::: Data for this task

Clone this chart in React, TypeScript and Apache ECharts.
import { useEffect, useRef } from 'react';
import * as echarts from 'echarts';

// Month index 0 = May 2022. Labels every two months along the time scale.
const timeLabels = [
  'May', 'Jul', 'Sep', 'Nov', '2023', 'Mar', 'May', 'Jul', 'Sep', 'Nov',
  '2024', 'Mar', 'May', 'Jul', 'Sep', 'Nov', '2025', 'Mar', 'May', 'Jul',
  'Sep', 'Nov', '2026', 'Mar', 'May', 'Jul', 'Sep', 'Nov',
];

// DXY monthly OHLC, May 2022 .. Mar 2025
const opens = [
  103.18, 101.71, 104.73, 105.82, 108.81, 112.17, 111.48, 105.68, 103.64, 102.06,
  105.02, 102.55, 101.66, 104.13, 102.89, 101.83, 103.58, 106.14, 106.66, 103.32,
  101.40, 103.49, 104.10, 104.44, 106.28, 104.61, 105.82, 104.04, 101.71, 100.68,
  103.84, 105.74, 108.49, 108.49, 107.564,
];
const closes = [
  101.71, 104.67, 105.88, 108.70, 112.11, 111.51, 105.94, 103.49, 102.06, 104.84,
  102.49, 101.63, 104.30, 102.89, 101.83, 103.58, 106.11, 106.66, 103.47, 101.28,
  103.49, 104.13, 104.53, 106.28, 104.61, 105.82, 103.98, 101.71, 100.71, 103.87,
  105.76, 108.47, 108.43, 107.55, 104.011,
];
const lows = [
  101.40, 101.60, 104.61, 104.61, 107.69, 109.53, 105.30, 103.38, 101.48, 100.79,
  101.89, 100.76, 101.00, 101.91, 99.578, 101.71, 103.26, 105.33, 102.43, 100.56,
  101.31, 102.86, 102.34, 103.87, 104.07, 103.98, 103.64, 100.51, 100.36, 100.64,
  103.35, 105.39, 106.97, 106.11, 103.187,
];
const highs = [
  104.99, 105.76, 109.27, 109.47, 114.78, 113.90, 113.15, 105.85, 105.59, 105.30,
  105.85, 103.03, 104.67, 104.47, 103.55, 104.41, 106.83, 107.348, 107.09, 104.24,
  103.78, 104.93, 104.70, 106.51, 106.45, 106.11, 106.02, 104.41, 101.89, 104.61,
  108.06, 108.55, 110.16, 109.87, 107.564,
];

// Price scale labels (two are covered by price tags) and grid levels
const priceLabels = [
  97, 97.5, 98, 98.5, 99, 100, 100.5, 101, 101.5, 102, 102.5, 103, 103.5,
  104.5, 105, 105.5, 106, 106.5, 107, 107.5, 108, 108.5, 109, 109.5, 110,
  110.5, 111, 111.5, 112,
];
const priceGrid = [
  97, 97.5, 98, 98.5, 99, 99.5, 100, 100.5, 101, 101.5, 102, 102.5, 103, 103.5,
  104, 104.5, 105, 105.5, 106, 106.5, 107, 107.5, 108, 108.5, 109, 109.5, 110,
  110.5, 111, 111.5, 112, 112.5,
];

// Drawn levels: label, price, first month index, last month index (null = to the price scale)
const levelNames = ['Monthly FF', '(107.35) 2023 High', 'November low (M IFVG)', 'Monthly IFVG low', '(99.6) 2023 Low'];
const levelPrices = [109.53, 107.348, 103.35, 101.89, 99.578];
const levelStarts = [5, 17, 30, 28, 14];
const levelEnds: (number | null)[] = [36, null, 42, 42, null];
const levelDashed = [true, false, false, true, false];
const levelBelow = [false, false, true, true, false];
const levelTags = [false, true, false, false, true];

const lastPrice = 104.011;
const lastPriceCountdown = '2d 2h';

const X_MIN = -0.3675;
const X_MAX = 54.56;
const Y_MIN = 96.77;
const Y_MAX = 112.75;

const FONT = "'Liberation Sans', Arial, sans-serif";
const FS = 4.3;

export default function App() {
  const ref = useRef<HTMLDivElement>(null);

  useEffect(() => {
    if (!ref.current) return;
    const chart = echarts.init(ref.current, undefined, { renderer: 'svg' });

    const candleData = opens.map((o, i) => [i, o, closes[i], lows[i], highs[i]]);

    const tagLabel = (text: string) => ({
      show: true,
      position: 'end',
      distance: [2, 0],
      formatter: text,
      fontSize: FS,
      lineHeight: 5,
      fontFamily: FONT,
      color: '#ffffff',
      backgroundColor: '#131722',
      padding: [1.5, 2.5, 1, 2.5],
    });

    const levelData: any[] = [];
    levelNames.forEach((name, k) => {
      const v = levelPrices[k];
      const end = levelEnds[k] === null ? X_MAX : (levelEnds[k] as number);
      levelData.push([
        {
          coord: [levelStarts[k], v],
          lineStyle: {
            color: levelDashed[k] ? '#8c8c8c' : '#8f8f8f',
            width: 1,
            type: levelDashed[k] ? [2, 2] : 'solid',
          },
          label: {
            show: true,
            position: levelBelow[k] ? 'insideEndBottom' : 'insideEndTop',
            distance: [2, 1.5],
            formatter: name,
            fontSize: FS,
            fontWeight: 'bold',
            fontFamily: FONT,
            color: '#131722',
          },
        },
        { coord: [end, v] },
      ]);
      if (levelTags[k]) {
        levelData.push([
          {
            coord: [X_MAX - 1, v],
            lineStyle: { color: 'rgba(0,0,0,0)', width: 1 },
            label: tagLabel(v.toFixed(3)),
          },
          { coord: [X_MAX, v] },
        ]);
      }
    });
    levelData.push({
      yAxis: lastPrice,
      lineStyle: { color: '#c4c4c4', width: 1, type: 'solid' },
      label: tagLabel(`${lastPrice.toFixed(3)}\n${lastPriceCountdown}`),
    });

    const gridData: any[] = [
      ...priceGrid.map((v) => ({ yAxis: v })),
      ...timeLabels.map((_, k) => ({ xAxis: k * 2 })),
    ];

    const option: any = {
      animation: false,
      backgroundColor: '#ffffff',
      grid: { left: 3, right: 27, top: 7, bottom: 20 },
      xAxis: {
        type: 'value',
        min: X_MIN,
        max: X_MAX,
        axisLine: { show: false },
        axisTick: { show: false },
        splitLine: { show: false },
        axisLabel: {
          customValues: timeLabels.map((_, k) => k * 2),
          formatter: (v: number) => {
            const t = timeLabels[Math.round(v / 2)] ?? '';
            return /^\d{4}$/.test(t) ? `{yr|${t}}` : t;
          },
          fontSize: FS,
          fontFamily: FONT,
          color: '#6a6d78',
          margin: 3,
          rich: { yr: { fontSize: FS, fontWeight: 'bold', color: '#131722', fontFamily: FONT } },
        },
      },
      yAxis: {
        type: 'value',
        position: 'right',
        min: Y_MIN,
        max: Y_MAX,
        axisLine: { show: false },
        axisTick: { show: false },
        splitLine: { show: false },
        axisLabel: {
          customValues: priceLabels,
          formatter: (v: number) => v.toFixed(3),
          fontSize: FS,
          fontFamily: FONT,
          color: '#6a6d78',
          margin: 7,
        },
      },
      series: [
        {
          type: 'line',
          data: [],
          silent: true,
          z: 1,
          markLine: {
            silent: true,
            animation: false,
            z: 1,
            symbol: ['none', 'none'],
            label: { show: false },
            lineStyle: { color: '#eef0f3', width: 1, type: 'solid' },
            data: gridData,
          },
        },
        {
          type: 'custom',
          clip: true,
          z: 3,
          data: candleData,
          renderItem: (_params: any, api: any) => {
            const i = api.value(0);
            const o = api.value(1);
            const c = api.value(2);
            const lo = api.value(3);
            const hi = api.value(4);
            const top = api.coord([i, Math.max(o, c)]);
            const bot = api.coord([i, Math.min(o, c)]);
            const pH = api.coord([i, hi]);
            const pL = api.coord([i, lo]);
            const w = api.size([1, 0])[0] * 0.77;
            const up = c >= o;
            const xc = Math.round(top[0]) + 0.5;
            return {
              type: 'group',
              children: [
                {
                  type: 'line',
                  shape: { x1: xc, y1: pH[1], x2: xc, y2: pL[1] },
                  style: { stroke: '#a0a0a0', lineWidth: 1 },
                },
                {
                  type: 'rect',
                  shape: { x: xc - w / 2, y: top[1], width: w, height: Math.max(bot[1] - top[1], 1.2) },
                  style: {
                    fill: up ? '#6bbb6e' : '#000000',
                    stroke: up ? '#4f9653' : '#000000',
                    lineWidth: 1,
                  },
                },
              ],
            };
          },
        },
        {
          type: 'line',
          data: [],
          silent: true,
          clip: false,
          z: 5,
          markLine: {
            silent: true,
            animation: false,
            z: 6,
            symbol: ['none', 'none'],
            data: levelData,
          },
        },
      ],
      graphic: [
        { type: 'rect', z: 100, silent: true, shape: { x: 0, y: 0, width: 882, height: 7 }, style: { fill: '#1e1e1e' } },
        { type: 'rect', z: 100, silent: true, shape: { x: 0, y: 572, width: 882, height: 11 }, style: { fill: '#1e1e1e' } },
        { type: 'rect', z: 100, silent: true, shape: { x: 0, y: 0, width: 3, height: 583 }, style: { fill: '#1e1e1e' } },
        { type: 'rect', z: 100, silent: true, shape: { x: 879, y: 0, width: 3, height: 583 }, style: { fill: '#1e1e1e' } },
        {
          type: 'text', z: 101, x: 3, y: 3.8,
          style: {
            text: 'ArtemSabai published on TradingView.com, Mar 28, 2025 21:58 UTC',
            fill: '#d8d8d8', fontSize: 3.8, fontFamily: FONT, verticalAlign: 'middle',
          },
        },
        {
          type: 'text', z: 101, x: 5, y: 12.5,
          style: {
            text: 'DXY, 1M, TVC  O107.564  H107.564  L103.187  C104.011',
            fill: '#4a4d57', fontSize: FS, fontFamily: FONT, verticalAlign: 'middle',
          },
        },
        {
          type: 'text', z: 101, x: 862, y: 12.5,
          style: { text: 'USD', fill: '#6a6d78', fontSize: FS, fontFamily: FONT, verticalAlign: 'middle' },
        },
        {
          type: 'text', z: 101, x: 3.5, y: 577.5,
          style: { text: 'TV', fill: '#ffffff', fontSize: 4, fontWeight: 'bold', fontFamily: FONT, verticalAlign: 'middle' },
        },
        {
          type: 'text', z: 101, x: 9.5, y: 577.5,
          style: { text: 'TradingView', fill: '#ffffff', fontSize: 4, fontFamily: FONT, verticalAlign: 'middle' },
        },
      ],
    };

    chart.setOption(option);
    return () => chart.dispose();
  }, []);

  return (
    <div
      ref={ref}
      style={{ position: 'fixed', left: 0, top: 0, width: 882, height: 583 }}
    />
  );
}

::::::
::: Data for this task

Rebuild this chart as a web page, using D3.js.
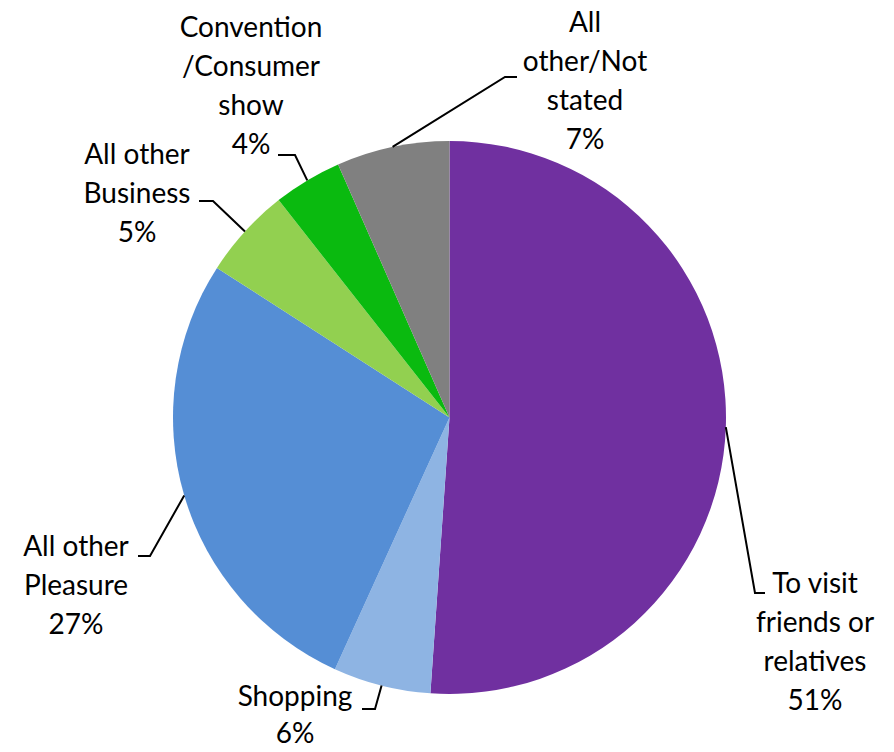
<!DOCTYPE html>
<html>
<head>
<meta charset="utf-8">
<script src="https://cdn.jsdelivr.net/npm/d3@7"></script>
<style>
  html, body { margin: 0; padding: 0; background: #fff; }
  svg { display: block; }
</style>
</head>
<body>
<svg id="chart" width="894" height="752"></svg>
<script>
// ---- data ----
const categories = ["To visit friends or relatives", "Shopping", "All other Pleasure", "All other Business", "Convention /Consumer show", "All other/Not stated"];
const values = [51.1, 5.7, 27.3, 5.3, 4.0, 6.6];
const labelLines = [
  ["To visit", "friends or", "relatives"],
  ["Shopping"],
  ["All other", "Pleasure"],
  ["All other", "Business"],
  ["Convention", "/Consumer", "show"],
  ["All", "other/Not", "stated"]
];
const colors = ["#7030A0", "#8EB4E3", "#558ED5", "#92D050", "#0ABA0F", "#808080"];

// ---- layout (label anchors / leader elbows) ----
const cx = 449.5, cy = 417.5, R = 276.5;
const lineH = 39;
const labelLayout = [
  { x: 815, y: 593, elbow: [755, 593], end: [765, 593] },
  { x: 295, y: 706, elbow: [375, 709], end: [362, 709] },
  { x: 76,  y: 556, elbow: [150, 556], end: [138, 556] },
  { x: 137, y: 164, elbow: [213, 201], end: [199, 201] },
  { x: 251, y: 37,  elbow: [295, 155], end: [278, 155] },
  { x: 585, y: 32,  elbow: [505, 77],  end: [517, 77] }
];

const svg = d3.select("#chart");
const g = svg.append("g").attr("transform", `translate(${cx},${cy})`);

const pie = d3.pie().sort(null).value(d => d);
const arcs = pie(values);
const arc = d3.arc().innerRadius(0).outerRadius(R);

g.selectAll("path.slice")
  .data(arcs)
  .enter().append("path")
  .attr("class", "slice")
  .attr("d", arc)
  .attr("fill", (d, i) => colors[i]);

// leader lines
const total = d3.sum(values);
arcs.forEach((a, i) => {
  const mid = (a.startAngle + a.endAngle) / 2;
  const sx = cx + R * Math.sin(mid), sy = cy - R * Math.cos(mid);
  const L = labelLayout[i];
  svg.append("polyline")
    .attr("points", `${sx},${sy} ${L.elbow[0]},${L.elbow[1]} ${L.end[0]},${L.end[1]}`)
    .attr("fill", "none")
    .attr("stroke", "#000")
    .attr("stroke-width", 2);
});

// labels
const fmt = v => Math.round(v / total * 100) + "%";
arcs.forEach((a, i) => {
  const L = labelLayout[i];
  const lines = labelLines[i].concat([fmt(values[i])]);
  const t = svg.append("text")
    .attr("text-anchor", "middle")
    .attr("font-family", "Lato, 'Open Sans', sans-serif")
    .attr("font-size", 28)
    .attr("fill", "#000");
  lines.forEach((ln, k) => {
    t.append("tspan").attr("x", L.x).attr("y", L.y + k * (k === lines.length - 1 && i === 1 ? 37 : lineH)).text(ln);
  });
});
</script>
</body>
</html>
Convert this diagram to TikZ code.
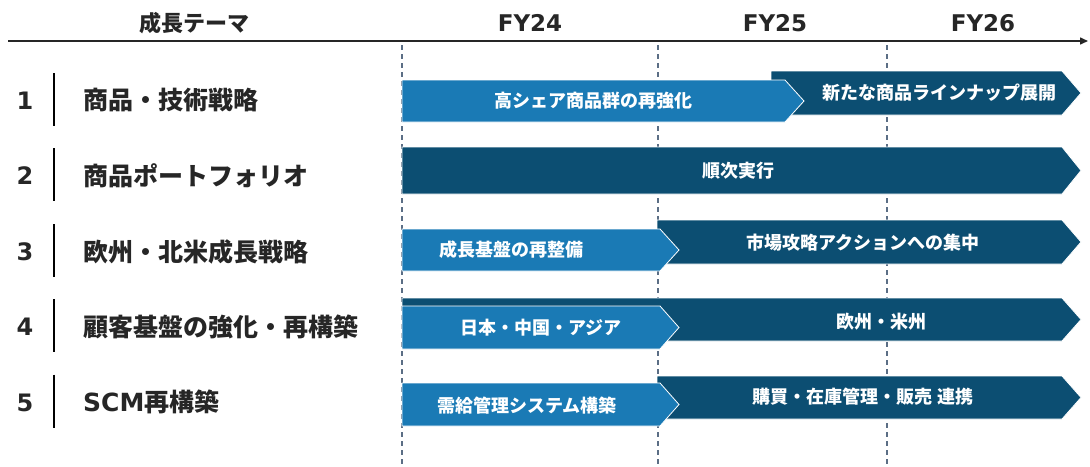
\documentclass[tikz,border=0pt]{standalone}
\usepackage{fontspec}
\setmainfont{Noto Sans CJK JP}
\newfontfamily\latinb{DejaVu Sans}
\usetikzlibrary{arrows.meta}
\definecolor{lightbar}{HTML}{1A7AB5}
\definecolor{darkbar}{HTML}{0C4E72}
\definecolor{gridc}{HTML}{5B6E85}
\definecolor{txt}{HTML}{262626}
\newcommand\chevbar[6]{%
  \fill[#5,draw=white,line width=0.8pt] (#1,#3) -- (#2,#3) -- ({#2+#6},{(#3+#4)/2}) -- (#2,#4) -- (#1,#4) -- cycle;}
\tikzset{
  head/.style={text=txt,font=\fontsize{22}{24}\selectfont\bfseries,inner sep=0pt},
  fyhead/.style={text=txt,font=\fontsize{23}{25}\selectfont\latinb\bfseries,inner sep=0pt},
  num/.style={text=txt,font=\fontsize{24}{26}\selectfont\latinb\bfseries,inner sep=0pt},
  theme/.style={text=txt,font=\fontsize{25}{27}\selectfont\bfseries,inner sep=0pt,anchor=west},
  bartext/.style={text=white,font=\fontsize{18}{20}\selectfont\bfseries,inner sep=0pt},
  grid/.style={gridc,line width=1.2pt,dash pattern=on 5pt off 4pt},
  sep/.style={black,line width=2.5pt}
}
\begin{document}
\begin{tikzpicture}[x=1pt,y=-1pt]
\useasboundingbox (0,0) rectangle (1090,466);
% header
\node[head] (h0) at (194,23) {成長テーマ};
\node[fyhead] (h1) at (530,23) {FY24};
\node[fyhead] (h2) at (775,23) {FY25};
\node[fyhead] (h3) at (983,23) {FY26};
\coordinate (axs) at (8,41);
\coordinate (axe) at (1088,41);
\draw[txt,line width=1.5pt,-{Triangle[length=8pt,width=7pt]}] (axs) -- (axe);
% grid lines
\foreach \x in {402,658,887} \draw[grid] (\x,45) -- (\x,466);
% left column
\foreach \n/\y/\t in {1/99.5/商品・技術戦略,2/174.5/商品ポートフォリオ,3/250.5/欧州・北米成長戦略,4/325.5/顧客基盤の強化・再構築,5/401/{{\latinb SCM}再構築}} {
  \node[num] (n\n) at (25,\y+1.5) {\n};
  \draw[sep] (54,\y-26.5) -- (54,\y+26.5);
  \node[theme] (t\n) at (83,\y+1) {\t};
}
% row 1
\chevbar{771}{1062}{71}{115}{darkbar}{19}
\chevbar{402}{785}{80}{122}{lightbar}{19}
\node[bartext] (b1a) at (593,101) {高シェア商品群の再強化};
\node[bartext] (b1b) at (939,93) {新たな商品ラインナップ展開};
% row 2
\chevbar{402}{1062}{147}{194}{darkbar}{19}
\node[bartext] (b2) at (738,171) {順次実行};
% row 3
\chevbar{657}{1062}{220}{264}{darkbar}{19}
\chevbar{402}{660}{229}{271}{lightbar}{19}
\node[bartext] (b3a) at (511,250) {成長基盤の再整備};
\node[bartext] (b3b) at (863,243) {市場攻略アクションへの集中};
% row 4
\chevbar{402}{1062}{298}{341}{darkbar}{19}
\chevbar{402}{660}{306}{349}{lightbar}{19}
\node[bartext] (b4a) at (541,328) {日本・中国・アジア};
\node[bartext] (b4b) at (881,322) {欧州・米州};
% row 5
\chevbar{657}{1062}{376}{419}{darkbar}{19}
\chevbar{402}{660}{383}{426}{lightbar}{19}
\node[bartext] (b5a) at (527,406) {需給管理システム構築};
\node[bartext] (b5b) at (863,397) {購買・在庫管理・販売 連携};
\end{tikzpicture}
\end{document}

::::::

▶ **Given problem**
Return the material from the line containing "Rebuild this chart" through the line containing "const arc = d3.arc().innerRadius(0).outerRadius(R);", exactly and in full, but without its pictures.

▶ **The result**
Rebuild this chart as a web page, using D3.js.
<!DOCTYPE html>
<html>
<head>
<meta charset="utf-8">
<script src="https://cdn.jsdelivr.net/npm/d3@7"></script>
<style>
  html, body { margin: 0; padding: 0; background: #fff; }
  svg { display: block; }
</style>
</head>
<body>
<svg id="chart" width="894" height="752"></svg>
<script>
// ---- data ----
const categories = ["To visit friends or relatives", "Shopping", "All other Pleasure", "All other Business", "Convention /Consumer show", "All other/Not stated"];
const values = [51.1, 5.7, 27.3, 5.3, 4.0, 6.6];
const labelLines = [
  ["To visit", "friends or", "relatives"],
  ["Shopping"],
  ["All other", "Pleasure"],
  ["All other", "Business"],
  ["Convention", "/Consumer", "show"],
  ["All", "other/Not", "stated"]
];
const colors = ["#7030A0", "#8EB4E3", "#558ED5", "#92D050", "#0ABA0F", "#808080"];

// ---- layout (label anchors / leader elbows) ----
const cx = 449.5, cy = 417.5, R = 276.5;
const lineH = 39;
const labelLayout = [
  { x: 815, y: 593, elbow: [755, 593], end: [765, 593] },
  { x: 295, y: 706, elbow: [375, 709], end: [362, 709] },
  { x: 76,  y: 556, elbow: [150, 556], end: [138, 556] },
  { x: 137, y: 164, elbow: [213, 201], end: [199, 201] },
  { x: 251, y: 37,  elbow: [295, 155], end: [278, 155] },
  { x: 585, y: 32,  elbow: [505, 77],  end: [517, 77] }
];

const svg = d3.select("#chart");
const g = svg.append("g").attr("transform", `translate(${cx},${cy})`);

const pie = d3.pie().sort(null).value(d => d);
const arcs = pie(values);
const arc = d3.arc().innerRadius(0).outerRadius(R);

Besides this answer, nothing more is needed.